Broken references in Sphinx docs

Currently, Python documentation contains thousands of missing references – words that should link to a definition but don’t. You can list them by building with Sphinx’s -n (nitpick) option, e.g.:

$ make -C Doc clean
$ make -C Doc html SPHINXERRORHANDLING=-n
…
…/cpython/Doc/glossary.rst:144: WARNING: py:meth reference target not found: __await__
…/cpython/Doc/glossary.rst:153: WARNING: py:data reference target not found: sys.stdin.buffer
…/cpython/Doc/glossary.rst:153: WARNING: py:data reference target not found: sys.stdout.buffer
…/cpython/Doc/glossary.rst:232: WARNING: py:meth reference target not found: __enter__
…/cpython/Doc/glossary.rst:232: WARNING: py:meth reference target not found: __exit__
…

(I currently get 5021 of these, excluding /whatsnew/ & NEWS)

We don’t run with -n, so all these “nitpicks” go unnoticed.
Many (most?) are Sphinx technicalities (as above) that “just” don’t generate a hyperlink or give incorrect info in search (e.g. #96996).

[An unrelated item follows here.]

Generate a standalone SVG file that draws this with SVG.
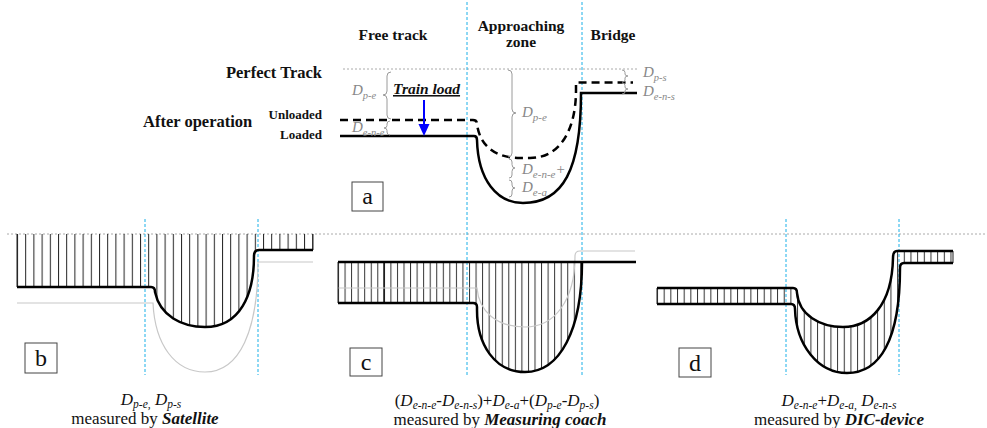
<svg xmlns="http://www.w3.org/2000/svg" width="987" height="428" viewBox="0 0 987 428">
<style>
text{font-family:"Liberation Serif","Times New Roman",serif;}
.hd{font-weight:bold;font-size:15.5px;fill:#111;}
.lab{font-weight:bold;fill:#111;}
.dl{font-style:italic;font-size:15px;fill:#888;}
.cap{font-size:17px;fill:#111;}
.bi{font-weight:bold;font-style:italic;}
.it{font-style:italic;}
.thick{fill:none;stroke:#000;stroke-width:2.5;}
.dash{fill:none;stroke:#000;stroke-width:2.5;stroke-dasharray:8 5;}
.thin{fill:none;stroke:#222;stroke-width:1;}
.ghost{fill:none;stroke:#c8c8c8;stroke-width:1.2;}
.brace{fill:none;stroke:#9a9a9a;stroke-width:1;}
.blue{stroke:#1ab0e8;stroke-width:1;stroke-dasharray:3 2;fill:none;}
.dot{stroke:#aaa;stroke-width:1;stroke-dasharray:2 2;fill:none;}
.box{fill:#fff;stroke:#444;stroke-width:1;}
.bl{font-size:24px;fill:#111;}
</style>
<defs>
<pattern id="hb" patternUnits="userSpaceOnUse" x="17" y="0" width="8.2" height="10"><rect x="0" y="0" width="1" height="10" fill="#222"/></pattern>
<pattern id="hc" patternUnits="userSpaceOnUse" x="338" y="0" width="6.55" height="10"><rect x="0" y="0" width="1" height="10" fill="#333"/></pattern>
<pattern id="hd" patternUnits="userSpaceOnUse" x="657" y="0" width="6.67" height="10"><rect x="0" y="0" width="1" height="10" fill="#333"/></pattern>
</defs>
<rect width="987" height="428" fill="#fff"/>

<g id="guides">
<line class="dot" x1="343" y1="69" x2="637" y2="69"/>
<line class="dot" x1="7" y1="234" x2="987" y2="234"/>
<line class="blue" x1="467" y1="2" x2="467" y2="375"/>
<line class="blue" x1="582" y1="2" x2="582" y2="375"/>
<line class="blue" x1="145" y1="219" x2="145" y2="375"/>
<line class="blue" x1="258" y1="219" x2="258" y2="375"/>
<line class="blue" x1="786" y1="219" x2="786" y2="375"/>
<line class="blue" x1="899" y1="219" x2="899" y2="375"/>
</g>

<g id="panel-a">
<text class="hd" x="393" y="40" text-anchor="middle">Free track</text>
<text class="hd" x="521" y="31" text-anchor="middle">Approaching</text>
<text class="hd" x="521" y="47" text-anchor="middle">zone</text>
<text class="hd" x="613" y="40" text-anchor="middle">Bridge</text>
<text class="lab" x="322" y="78" text-anchor="end" font-size="16.5">Perfect Track</text>
<text class="lab" x="143" y="127" font-size="16.5">After operation</text>
<text class="lab" x="322" y="119" text-anchor="end" font-size="13">Unloaded</text>
<text class="lab" x="322" y="139" text-anchor="end" font-size="13">Loaded</text>
<path class="dash" d="M 340 120 H 473 Q 477 120 477 124 C 480 148 498 158 520 158 H 530 C 560 158 576 130 576 90 V 82.5 H 633"/>
<path class="thick" d="M 340 136 H 474 Q 477 136 477 140 C 478 180 497 203 523 203 C 563 203 581 170 581 93 H 637"/>
<text class="bi" x="393" y="94" font-size="15.5" fill="#111" style="text-decoration:underline">Train load</text>
<line x1="424" y1="100" x2="424" y2="126" stroke="#0000ff" stroke-width="2"/>
<polygon points="418.5,124 429.5,124 424,136" fill="#0000ff"/>
<path class="brace" d="M 391 72 Q 387 72 387 76 V 91 Q 387 95 383 95 Q 387 95 387 99 V 115 Q 387 119 391 119"/>
<path class="brace" d="M 390 121 Q 387 121 387 124 V 125.5 Q 387 128 384 128 Q 387 128 387 130.5 V 132 Q 387 135 390 135"/>
<path class="brace" d="M 508 70 Q 512 70 512 74 V 109 Q 512 113 516 113 Q 512 113 512 117 V 153 Q 512 157 508 157"/>
<path class="brace" d="M 509 159 Q 512 159 512 162 V 164.5 Q 512 168 515 168 Q 512 168 512 171.5 V 175 Q 512 178 509 178"/>
<path class="brace" d="M 509 180 Q 512 180 512 183 V 185 Q 512 188 515 188 Q 512 188 512 191 V 194 Q 512 197 509 197"/>
<path class="brace" d="M 622 70 Q 625 70 625 72.5 V 74 Q 625 76 628 76 Q 625 76 625 78 V 80 Q 625 82 622 82"/>
<path class="brace" d="M 622 83 Q 625 83 625 85.5 V 87 Q 625 89 628 89 Q 625 89 625 91 V 92 Q 625 94 622 94"/>
<text class="dl" x="352" y="95">D<tspan font-size="10.5" dy="4">p-e</tspan></text>
<text class="dl" x="352" y="132">D<tspan font-size="10.5" dy="4">e-n-e</tspan></text>
<text class="dl" x="522" y="117" font-size="16">D<tspan font-size="11" dy="4">p-e</tspan></text>
<text class="dl" x="522" y="174" font-size="16">D<tspan font-size="11" dy="4">e-n-e</tspan><tspan dy="-4">+</tspan></text>
<text class="dl" x="522" y="192" font-size="16">D<tspan font-size="11" dy="4">e-a</tspan></text>
<text class="dl" x="643" y="77">D<tspan font-size="10.5" dy="4">p-s</tspan></text>
<text class="dl" x="643" y="96">D<tspan font-size="10.5" dy="4">e-n-s</tspan></text>
<rect class="box" x="352" y="182" width="31" height="29"/>
<text class="bl" x="367.5" y="204" text-anchor="middle" font-size="28">a</text>
</g>

<g id="panel-b">
<path d="M 17 234 H 313 V 250 H 259 Q 254 250 254 256 C 254 295 240 327 205 327 C 182 327 160 316 155 292 Q 155 287 151 287 H 17 Z" fill="url(#hb)"/>
<path class="ghost" d="M 17 303 H 153 C 155 345 175 372 205 372 C 240 372 258 330 258 262 H 313"/>
<path class="thin" d="M 17 234 V 287 M 313 234 V 250"/>
<path class="thick" d="M 17 287 H 151 Q 155 287 155 292 C 160 316 182 327 205 327 C 240 327 254 295 254 256 Q 254 250 259 250 H 313"/>
<rect class="box" x="25" y="343" width="32" height="30"/>
<text class="bl" x="41" y="366" text-anchor="middle" font-size="24">b</text>
<text class="cap it" x="151" y="405" text-anchor="middle">D<tspan font-size="11.5" dy="3">p-e,</tspan><tspan dy="-3"> D</tspan><tspan font-size="11.5" dy="3">p-s</tspan></text>
<text class="cap" x="145" y="424" text-anchor="middle">measured by <tspan class="bi">Satellite</tspan></text>
</g>

<g id="panel-c">
<path d="M 338 262 H 582 C 582 330 560 372 525 372 C 495 372 477 345 477 310 V 307 Q 477 303 473 303 H 338 Z" fill="url(#hc)"/>
<line x1="384" y1="262" x2="384" y2="303" stroke="#000" stroke-width="1.3"/>
<path class="ghost" d="M 338 288 H 477 C 479 312 497 327 525 327 C 555 327 575 300 575 256 Q 575 251 580 251 H 635"/>
<path class="thin" d="M 338 262 V 303"/>
<path class="thick" d="M 338 262 H 636"/>
<path class="thick" d="M 338 303 H 473 Q 477 303 477 307 V 310 C 477 345 495 372 525 372 C 560 372 582 330 582 262"/>
<rect class="box" x="350" y="348" width="32" height="28"/>
<text class="bl" x="366" y="370" text-anchor="middle" font-size="27">c</text>
<text class="cap" x="497" y="406" text-anchor="middle">(<tspan class="it">D</tspan><tspan class="it" font-size="11.5" dy="3">e-n-e</tspan><tspan dy="-3">-</tspan><tspan class="it">D</tspan><tspan class="it" font-size="11.5" dy="3">e-n-s</tspan><tspan dy="-3">)+</tspan><tspan class="it">D</tspan><tspan class="it" font-size="11.5" dy="3">e-a</tspan><tspan dy="-3">+(</tspan><tspan class="it">D</tspan><tspan class="it" font-size="11.5" dy="3">p-e</tspan><tspan dy="-3">-</tspan><tspan class="it">D</tspan><tspan class="it" font-size="11.5" dy="3">p-s</tspan><tspan dy="-3">)</tspan></text>
<text class="cap" x="500" y="425" text-anchor="middle">measured by <tspan class="bi">Measuring coach</tspan></text>
</g>

<g id="panel-d">
<path d="M 657 288 H 793 Q 797 288 797 293 C 799 315 820 327 843 327 C 870 327 892 305 893 258 Q 893 251 897 251 H 953 V 263 H 904 Q 900 263 900 268 C 900 340 880 373 847 373 C 818 373 796 345 795 309 Q 795 304 791 304 H 657 Z" fill="url(#hd)"/>
<path class="thin" d="M 657 288 V 304 M 953 251 V 263"/>
<path class="thick" d="M 657 288 H 793 Q 797 288 797 293 C 799 315 820 327 843 327 C 870 327 892 305 893 258 Q 893 251 897 251 H 953"/>
<path class="thick" d="M 657 304 H 791 Q 795 304 795 309 C 796 345 818 373 847 373 C 880 373 900 340 900 268 Q 900 263 904 263 H 953"/>
<rect class="box" x="679" y="348" width="32" height="29"/>
<text class="bl" x="695" y="371" text-anchor="middle" font-size="24">d</text>
<text class="cap it" x="839" y="406" text-anchor="middle">D<tspan font-size="11.5" dy="3">e-n-e</tspan><tspan dy="-3" font-style="normal">+</tspan>D<tspan font-size="11.5" dy="3">e-a,</tspan><tspan dy="-3"> D</tspan><tspan font-size="11.5" dy="3">e-n-s</tspan></text>
<text class="cap" x="839" y="425" text-anchor="middle">measured by <tspan class="bi">DIC-device</tspan></text>
</g>
</svg>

But when a link isn’t generated but should, docs quality can suffer. For example, asynchronous context manager docs would be much more useful if it actually linked to __aenter__/__aexit__ docs.
When adding new docs, it’s very easy for the author and reviewer to miss that a link is missing.
Also, when something in CPython is moved, renamed or removed, dangling references to it can remain in the docs.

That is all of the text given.